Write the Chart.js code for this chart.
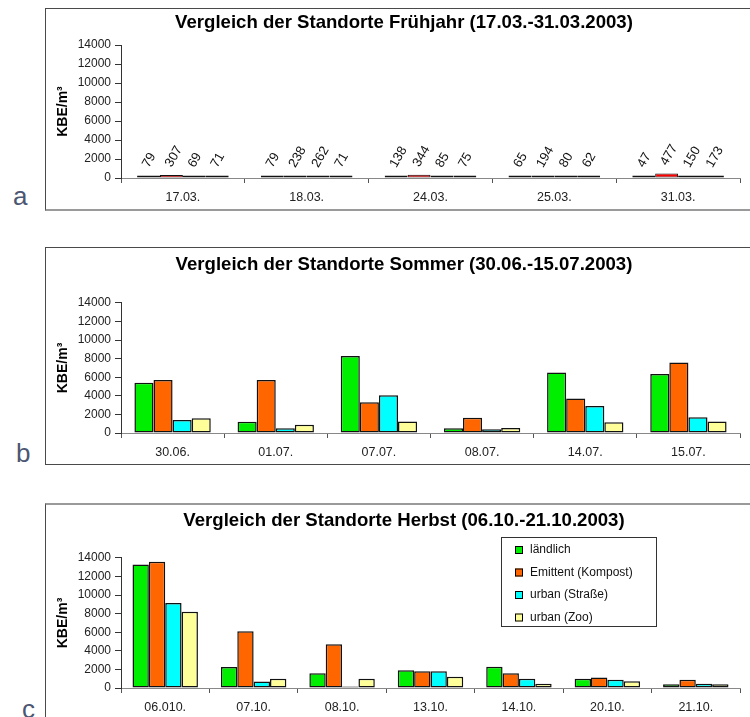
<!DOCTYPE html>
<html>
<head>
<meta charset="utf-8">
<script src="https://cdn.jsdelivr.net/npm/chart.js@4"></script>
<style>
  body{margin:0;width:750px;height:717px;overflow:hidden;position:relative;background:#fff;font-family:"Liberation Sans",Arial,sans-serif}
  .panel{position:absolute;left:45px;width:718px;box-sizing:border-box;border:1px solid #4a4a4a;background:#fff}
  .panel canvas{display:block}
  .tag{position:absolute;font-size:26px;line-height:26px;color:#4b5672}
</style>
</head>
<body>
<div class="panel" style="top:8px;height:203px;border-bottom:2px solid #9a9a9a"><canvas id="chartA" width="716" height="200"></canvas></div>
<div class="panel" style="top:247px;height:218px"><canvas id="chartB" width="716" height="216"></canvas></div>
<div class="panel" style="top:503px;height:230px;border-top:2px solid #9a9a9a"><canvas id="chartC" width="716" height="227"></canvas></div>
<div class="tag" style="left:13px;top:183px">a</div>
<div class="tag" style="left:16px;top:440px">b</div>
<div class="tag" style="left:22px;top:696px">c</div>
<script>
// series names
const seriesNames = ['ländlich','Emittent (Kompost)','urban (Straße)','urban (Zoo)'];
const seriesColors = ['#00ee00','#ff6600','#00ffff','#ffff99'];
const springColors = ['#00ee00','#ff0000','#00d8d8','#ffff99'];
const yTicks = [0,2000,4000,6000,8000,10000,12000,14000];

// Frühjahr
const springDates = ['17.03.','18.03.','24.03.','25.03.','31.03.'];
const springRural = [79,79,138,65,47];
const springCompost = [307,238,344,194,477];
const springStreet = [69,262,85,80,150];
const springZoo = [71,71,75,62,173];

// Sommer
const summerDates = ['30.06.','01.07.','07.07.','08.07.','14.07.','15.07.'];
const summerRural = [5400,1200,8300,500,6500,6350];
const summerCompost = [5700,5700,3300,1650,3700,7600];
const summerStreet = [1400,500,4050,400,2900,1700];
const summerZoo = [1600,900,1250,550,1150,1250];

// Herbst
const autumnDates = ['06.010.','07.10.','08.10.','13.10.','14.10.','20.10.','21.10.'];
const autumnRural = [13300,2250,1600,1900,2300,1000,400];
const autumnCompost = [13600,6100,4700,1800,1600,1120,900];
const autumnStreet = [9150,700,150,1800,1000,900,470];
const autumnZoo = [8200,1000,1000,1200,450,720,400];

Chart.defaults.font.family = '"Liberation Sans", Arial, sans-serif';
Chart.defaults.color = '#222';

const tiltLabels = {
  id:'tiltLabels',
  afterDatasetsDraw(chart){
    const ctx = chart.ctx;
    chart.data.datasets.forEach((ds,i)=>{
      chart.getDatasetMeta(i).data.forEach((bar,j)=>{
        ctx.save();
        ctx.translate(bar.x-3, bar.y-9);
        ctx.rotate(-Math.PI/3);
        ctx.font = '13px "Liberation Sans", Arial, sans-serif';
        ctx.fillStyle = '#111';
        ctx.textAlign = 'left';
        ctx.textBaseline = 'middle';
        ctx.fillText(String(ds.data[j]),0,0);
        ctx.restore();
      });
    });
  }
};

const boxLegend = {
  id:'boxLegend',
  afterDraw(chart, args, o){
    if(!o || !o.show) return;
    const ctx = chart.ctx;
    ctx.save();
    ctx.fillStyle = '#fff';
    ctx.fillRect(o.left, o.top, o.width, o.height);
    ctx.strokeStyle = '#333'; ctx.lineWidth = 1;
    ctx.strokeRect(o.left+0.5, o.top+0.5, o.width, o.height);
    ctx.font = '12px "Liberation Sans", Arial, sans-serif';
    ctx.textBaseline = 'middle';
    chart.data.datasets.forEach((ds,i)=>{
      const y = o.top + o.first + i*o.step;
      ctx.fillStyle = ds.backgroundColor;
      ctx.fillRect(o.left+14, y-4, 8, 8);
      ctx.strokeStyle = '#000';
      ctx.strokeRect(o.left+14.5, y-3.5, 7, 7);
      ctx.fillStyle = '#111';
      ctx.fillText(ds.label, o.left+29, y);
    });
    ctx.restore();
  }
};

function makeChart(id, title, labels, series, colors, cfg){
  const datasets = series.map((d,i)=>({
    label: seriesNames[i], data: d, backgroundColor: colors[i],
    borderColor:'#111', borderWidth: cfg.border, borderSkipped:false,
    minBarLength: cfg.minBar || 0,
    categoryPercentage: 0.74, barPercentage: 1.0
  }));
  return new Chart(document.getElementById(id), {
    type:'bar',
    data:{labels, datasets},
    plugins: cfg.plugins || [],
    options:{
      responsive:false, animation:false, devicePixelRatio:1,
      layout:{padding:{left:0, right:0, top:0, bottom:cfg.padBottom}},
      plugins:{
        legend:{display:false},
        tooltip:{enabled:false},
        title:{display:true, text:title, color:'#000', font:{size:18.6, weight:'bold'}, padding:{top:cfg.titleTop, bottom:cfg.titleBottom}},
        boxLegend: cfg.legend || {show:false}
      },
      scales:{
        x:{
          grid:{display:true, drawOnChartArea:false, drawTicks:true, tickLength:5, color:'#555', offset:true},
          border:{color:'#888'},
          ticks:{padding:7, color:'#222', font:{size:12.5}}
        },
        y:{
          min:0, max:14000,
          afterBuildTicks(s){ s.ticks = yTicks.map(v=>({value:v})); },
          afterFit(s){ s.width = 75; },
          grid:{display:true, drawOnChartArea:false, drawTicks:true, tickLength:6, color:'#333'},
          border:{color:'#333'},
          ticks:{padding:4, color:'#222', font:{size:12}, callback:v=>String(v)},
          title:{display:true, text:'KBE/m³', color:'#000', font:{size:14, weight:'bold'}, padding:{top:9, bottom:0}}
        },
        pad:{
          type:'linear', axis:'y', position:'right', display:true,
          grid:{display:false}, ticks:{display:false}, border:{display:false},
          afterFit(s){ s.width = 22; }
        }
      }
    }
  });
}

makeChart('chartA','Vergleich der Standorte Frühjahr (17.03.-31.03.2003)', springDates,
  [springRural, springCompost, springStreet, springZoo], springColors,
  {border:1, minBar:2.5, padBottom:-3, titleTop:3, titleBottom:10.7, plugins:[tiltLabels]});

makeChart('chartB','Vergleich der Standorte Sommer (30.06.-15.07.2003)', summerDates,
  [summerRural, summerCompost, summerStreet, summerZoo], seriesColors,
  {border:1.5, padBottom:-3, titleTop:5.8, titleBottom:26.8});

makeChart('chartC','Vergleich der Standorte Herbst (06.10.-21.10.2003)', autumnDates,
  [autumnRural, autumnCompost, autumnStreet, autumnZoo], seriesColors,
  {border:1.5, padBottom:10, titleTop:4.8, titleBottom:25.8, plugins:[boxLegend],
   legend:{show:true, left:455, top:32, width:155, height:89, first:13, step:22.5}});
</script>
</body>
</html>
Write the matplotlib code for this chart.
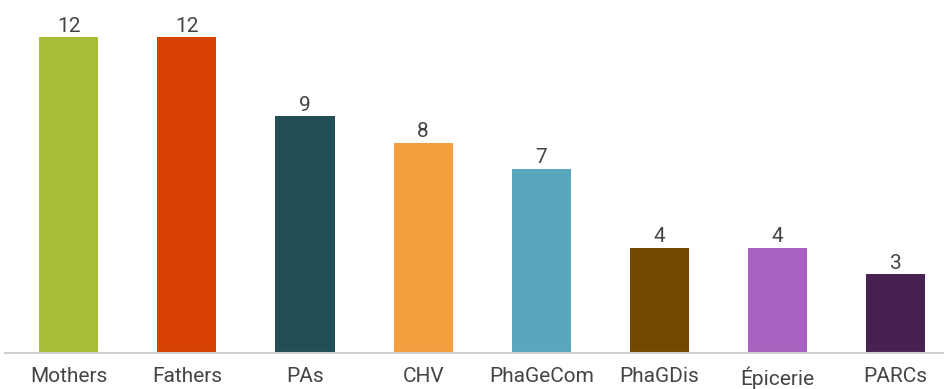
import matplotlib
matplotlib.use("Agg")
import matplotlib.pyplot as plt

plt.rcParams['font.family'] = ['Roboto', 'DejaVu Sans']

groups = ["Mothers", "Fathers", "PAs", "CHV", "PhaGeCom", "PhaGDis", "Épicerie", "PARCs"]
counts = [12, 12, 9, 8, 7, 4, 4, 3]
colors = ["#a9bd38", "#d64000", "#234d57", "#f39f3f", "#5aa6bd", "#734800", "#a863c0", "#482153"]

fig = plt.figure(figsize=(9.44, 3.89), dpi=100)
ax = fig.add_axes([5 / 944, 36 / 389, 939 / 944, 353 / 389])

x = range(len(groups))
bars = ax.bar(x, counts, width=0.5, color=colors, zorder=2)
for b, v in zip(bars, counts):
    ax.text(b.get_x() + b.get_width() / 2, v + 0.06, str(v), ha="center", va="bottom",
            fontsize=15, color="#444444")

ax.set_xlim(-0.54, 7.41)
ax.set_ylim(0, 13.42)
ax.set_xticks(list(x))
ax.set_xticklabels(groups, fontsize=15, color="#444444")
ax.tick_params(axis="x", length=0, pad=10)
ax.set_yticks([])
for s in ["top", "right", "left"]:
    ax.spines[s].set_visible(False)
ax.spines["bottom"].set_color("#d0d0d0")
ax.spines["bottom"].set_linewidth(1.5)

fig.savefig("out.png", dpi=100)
-------
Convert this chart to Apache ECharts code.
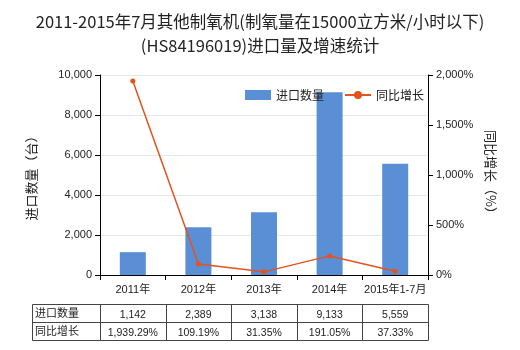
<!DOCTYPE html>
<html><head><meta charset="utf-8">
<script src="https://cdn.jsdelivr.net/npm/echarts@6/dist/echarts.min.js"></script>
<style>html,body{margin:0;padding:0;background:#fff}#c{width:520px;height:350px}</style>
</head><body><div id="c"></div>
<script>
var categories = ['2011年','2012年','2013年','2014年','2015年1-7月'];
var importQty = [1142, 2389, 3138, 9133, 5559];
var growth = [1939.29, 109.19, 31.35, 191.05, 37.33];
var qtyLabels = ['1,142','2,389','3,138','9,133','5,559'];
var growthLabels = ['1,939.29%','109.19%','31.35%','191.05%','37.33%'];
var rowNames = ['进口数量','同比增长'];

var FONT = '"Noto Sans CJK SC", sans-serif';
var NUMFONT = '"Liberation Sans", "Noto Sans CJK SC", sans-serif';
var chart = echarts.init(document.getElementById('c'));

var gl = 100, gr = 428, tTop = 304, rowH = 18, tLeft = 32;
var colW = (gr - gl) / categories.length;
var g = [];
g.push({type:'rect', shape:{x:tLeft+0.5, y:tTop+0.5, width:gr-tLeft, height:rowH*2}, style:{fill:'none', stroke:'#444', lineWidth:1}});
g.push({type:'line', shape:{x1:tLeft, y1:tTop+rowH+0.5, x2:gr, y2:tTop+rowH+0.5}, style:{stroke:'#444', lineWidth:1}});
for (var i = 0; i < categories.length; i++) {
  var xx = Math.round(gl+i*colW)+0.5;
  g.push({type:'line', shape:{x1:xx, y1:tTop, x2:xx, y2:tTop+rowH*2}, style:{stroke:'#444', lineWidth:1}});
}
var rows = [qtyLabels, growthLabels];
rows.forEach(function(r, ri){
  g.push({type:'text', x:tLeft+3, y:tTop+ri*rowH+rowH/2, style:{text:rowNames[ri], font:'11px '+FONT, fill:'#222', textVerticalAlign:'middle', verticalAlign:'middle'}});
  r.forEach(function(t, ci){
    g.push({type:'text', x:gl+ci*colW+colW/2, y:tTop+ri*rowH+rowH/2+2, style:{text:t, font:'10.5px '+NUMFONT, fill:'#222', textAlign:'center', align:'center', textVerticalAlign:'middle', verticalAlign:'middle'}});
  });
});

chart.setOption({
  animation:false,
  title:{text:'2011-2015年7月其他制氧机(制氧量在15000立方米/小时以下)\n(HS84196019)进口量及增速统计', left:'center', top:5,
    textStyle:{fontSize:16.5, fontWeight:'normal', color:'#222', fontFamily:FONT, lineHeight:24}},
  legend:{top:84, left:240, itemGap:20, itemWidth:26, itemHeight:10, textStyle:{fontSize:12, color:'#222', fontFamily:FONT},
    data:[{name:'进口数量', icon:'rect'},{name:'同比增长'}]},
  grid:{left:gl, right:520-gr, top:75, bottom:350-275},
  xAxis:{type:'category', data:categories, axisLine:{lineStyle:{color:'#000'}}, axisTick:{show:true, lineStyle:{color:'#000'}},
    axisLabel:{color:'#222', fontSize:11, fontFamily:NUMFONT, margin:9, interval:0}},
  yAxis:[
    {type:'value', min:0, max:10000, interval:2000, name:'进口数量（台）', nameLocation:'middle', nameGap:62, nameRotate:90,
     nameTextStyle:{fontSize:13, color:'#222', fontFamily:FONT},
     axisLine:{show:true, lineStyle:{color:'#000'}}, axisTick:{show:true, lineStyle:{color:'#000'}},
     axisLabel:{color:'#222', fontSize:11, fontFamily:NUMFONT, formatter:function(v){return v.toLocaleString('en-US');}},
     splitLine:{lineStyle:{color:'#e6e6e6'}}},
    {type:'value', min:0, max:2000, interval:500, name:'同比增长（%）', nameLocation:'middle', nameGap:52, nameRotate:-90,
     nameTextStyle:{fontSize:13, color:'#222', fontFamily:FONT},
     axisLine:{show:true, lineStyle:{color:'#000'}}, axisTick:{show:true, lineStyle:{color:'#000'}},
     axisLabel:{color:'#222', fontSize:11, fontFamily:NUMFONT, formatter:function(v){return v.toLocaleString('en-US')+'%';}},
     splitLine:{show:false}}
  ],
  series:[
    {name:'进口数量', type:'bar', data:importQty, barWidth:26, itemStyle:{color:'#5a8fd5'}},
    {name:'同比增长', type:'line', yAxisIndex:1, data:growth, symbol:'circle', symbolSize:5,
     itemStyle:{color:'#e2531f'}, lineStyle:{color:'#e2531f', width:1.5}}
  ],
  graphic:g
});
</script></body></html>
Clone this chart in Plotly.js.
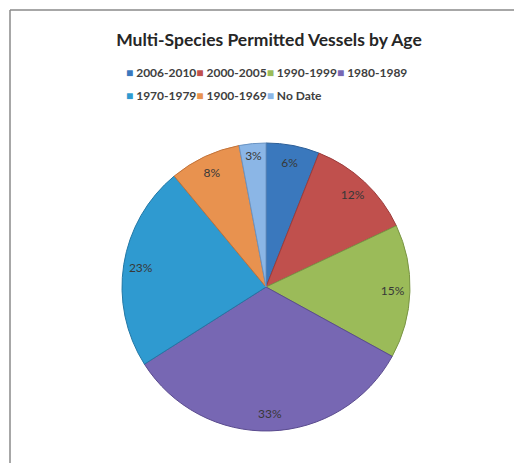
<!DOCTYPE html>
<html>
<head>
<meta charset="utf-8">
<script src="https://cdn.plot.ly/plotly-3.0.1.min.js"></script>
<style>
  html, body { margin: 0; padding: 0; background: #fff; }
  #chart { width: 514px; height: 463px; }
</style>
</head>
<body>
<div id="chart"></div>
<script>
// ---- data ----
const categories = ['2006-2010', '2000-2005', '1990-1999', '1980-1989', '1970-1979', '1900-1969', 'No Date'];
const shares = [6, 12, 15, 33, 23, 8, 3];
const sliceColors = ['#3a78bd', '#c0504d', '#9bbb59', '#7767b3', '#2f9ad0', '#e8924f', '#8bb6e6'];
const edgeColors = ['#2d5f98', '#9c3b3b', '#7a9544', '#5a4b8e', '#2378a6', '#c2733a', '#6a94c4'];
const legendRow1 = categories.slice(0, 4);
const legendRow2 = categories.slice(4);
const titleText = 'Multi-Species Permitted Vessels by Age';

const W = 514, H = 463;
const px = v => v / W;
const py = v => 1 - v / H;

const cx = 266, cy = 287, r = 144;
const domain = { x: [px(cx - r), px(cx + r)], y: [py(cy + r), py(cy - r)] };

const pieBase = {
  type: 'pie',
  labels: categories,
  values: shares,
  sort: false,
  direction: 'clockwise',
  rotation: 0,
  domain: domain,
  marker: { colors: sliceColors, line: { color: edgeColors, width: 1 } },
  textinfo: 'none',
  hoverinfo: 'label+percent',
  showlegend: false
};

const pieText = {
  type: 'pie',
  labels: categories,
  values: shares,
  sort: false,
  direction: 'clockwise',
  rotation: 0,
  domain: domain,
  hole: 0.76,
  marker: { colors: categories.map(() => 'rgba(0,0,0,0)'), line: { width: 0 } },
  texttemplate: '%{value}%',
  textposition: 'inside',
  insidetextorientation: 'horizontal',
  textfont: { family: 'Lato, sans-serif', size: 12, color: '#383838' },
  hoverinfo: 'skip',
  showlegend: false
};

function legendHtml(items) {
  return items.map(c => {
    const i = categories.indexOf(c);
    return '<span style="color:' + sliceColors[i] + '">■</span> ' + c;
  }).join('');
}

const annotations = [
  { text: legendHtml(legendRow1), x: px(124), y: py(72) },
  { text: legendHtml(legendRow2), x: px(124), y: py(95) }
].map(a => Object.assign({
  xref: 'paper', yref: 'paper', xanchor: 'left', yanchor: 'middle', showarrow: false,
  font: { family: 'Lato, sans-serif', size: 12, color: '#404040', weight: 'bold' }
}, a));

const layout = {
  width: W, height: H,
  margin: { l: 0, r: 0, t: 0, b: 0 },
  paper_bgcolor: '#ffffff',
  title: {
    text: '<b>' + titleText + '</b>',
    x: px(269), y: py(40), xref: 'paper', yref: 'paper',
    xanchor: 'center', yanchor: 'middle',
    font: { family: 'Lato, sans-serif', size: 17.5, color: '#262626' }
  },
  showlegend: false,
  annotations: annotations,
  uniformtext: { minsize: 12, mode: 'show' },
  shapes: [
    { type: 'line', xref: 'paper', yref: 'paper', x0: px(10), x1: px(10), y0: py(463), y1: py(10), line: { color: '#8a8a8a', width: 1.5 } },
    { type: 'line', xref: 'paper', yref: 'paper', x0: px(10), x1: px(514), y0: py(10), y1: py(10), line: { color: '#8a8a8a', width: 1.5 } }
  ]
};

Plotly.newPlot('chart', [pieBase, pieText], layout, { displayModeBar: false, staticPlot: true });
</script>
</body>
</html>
-------
• **What to work on**: Which lines hold the string "this"? Copy all of them from the data above.

• **Exercise response**:
Write the Chart.js code for this chart.
Write the matplotlib code for this chart.
Convert this chart to Apache ECharts code.
Clone this chart in Plotly.js.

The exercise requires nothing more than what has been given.